By Todd Gilchrist
HollywoodNews.com: For most entertainment journalists, there are only a handful of times when an actor or filmmaker is unguarded enough or unafraid to tell the truth about their experiences in Hollywood. Mind you, it’s understandable that these folks would not want to bad-mouth projects or jeopardize future plans, but as a result, things can occasionally get a bit prosaic on the reporting side. But at a roundtable this week for the new film The Lightkeepers, iconic actor Richard Dreyfuss offered a wealth of unvarnished truth about himself, his career, and the industry at large.
Speaking to the actor during a roundtable in Los Angeles on Tuesday, Dreyfuss was passionate, perhaps slightly unfocused, but always amazingly candid as he talked about his experiences on past films, his current obsessions including a civic initiative, his feelings about the Screen Actor’s Guild, and his future in and out of show business.

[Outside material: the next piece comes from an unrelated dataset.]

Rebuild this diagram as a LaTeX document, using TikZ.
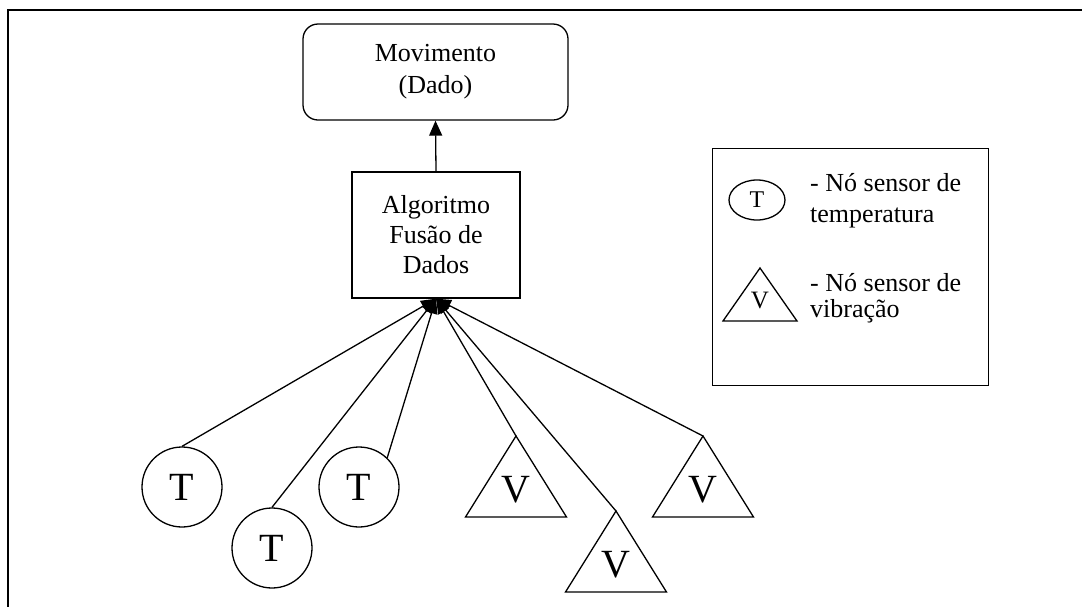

[Note: Although "Hollywood News" is used to distinguish questions from answers in the text below, our journalist was just one of many reporters asking questions of the filmmakers.]
Hollywood News: Are you at all like your character in The Lightkeepers, who doesn’t like to be asked or answer questions?
Richard Dreyfuss: It’s the difference between me and the character, because I have opinions about things I know nothing about. I always feel a kind of blessed relief when I don’t have an opinion. It’s like an addiction that’s finally gone away. Really, I have opinions about just about everything.
Hollywood News: This is a film very much about the dynamic between men and women – men want to escape them but can’t live without them. How much could you relate to the character you play?
Dreyfuss: In those days, there was a society of men – academics and professors – who were so shy and anti-social that they didn’t know how to deal with women. They were the original ancestors of nerds. They became known as women-haters, but they were never women-haters. They were just men who didn’t know how to ask a woman out on a date. That’s it. At the same time that this story happens, in one town over, was the Provincetown Revolution of Eugene O’Neill and John Reed, the journalist who’s buried in the Kremlin. That’s where Mamie Gummer’s character comes from. She’s a modernist, and she would take the same offense at women-hating as any woman now would.